Wednesday, May 26, 2010

The PrinciPAL

Oh Spot! I know I've been away for far too long. I've been teaching! All right...well, sort of. Mostly, I've been trying to keep my eye on the blossoming boy-girl relationships that I'd like to pretend really don't exist at all. Can curricula and romance actually exist together in one brain?

Today's topic, Spot, is who's the boss? I know, in my classroom...I AM, mister, and don't you even think about challenging that! But I'm also responsible to my own boss, Spot. And believe me, I've had more than a few.

In real world? Teachers are often the kings and queens of their own domain. Sure we team, and talk, compare notes and data, etc. But...the bottom line is, I really am large and in charge, especially once the door is closed.

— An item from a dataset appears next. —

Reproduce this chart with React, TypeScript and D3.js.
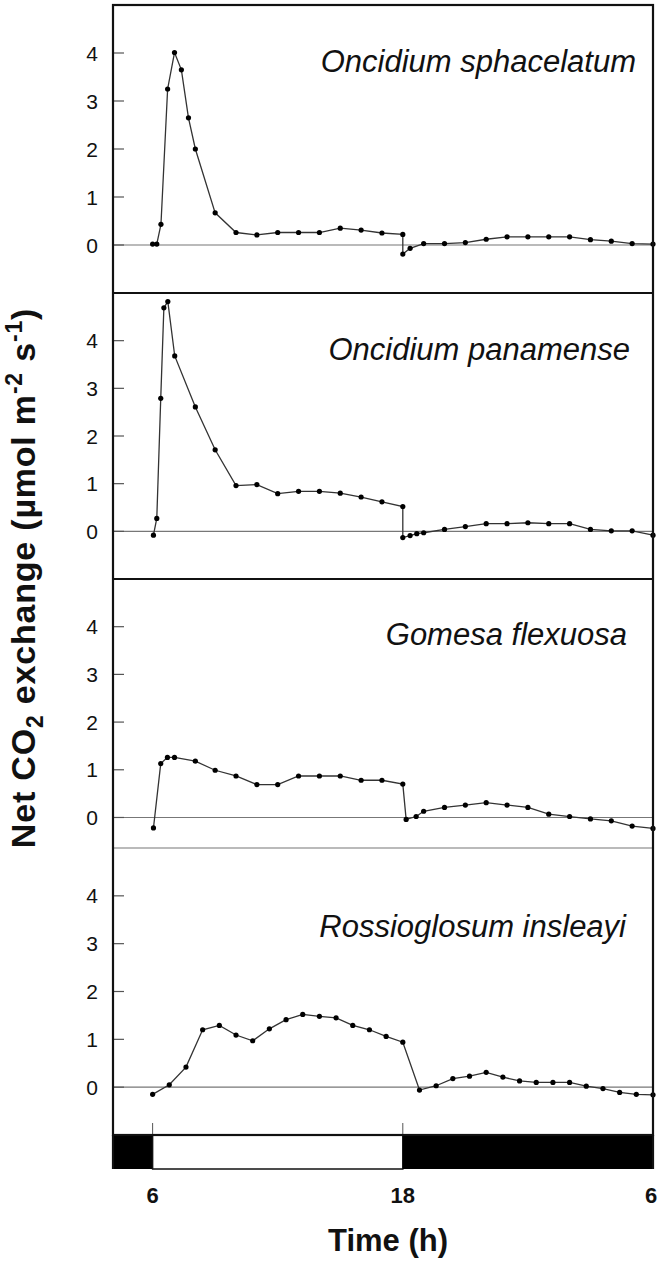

Last year, my dream principal retired. I was very sad about that. We danced into the wee hours at her party, spinning and twirling and everyone singing along. This year? Another dream principal friend of mine is retiring. Parents love her. She's a tough, full-spirited boss, who keeps her thumb on the pulse all the time. Some, love that. Others, especially those who felt the heat, did not appreciate that. I never really felt the heat. We did have a few 'testy' meetings behind closed doors in her office, though. (Yes, I did get called in for...well, a difference of opinion, now and then.)

I knew what she was up to. In our hearts, it was always about the kids. We battled over the true definition of the word 'instruction' and what really helps kids to learn. If she felt she was right (always!), she'd never let me off the hook at all. She was like that big hefty wrestler holding down the little guy on the mat. Sometimes, we'd actually agree to disagree.

I know I was a bit of a pain, Spot. As you know, I've always had more than a few opinons when it comes to teaching and kids. She always heard me out, though. And that, for sure, meant a lot.
I left my old principal and that sweet little school long ago. I found myself with a new bunch of older, more able student writers, and that is really what drew me away. But now? Time and distance has given me a greater vantage point. I realize how important that thumb on the pulse really was. Kids need to learn. We need to know that the goals we set are reasonable and well-managed. And I have to say, I learned that all with her.

So now that she's not my boss, she'll always be a well-respected friend. Teaching, like life, is a very human business. We spend our tenure working hard, thinking and breathing around kids, we can even agree to disagree, but in the end, it's the memories, the kids, and the valiant make little puppies like you into true citizens of this wonderful's our legacy. And the legacy unites us all.